Although the fall of Bashar al-Assad’s regime dealt severe blows to the Captagon economy that flourished during the years of war, it did not mean the end of this industry.

The new Syrian authorities, backed by extensive security operations, have announced the dismantling of at least 15 production laboratories and 13 storage sites since late 2024. They also seized more than 200 million Captagon pills during the first eight months of 2025, a figure more than twenty times higher than the amount confiscated in 2024.

Nevertheless, international reports indicate that production and trafficking networks have not disappeared. Instead, they have reorganized themselves, taking advantage of remnants of the old logistical infrastructure and areas such as villages in Sweida that continue to suffer from limited security control. This suggests that dismantling factories did not mark the end of the Captagon empire.

Several international reports have described Jordan as a key transit route for Captagon shipments heading toward Gulf markets. This means the entire chain begins in production areas and does not end at the border fence. It passes through multiple layers of transportation, financing, and coordination. Striking the first link is important, but ignoring the final link leaves the fight incomplete.

Do we know the scale of the local networks connected to this trade? Are they being pursued with the same intensity as the military and security operations along the border? Will we see publicly announced results exposing the major figures behind these networks, or will most cases continue to end with couriers, small-scale brokers, and users?

From another perspective, the fight against narcotics is not only a security battle. A major part of it is also a financial battle.
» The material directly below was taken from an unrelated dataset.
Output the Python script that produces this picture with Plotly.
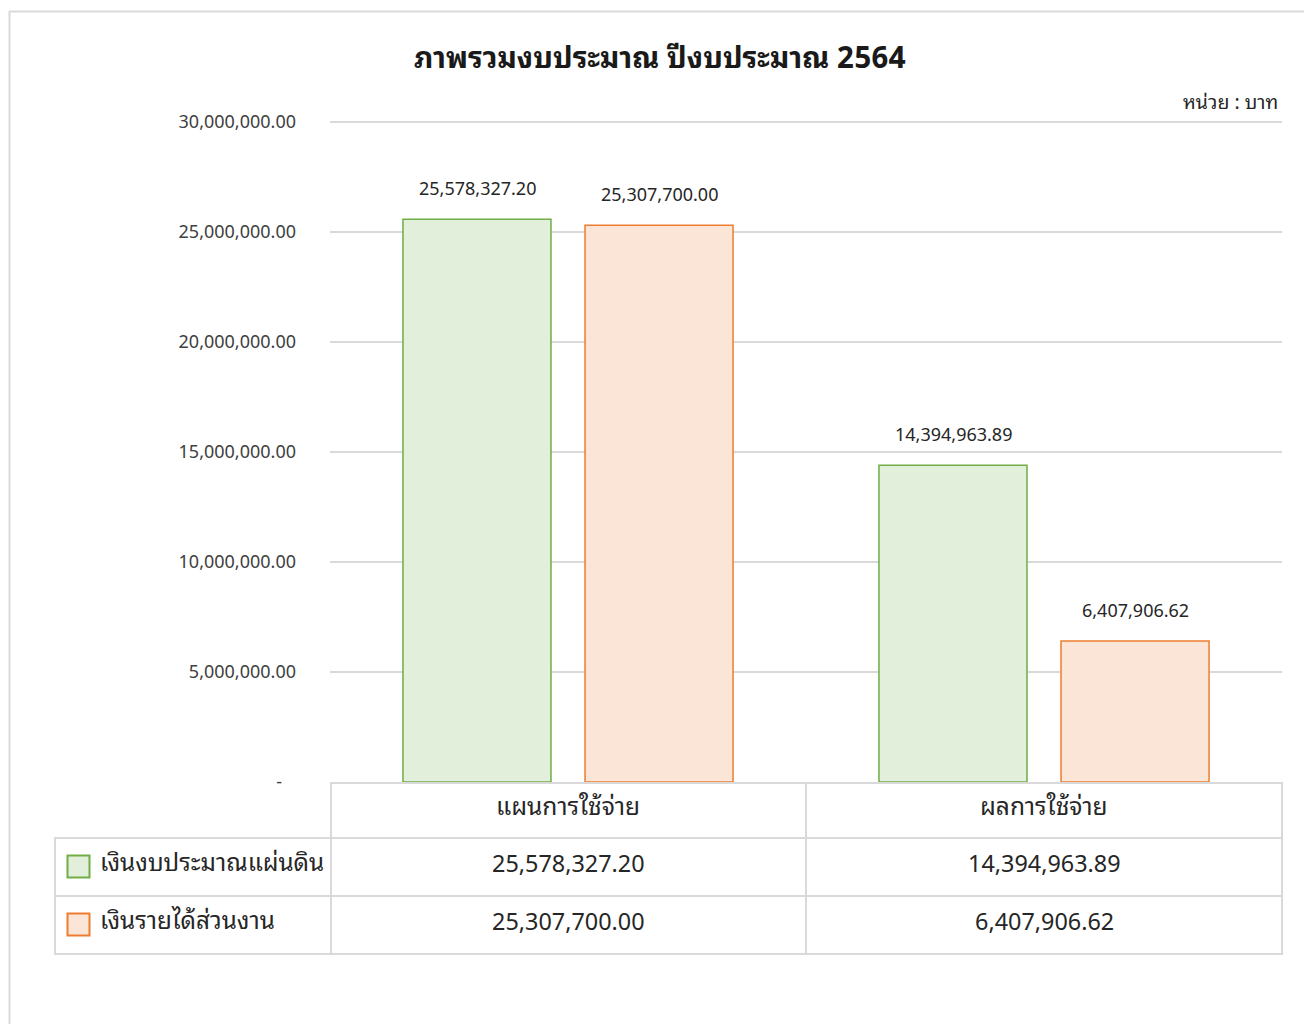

The money financing these shipments must move through channels, and the profits must eventually find their way into bank accounts, investments, or commercial fronts. This is where financial tracking, network analysis, and intelligence cooperation become tools as important as aircraft, patrols, and border barriers.

Statistics in Jordan show that the drug threat remains a security and social challenge, despite declines in some indicators. According to the annual statistical report of the Public Security Directorate, the total number of drug-related crimes fell in 2025 to 22,031 cases, compared with 25,260 cases in 2024, representing a decrease of 12.78 percent.

Drug trafficking cases also declined by 18.69 percent, dropping from 7,762 cases to 6,311 cases. Meanwhile, possession and drug use cases decreased by 10.16 percent to 15,720 cases. However, they still account for more than 71 percent of all recorded drug cases, indicating that domestic demand remains a parallel challenge alongside efforts to combat cross-border trafficking.

Jordan has demonstrated its ability to protect its borders, and there is little dispute about that. But the next phase may require asking a different question. Not only where did the shipment come from, but where was it going? Who was waiting for it? And who was going to collect the profits?

Finding answers to these questions could be the step that shifts the battle from defending borders to dismantling the entire network. When the receiving side collapses, the sender, regardless of its capabilities, is left without a market, without a partner, and without a route.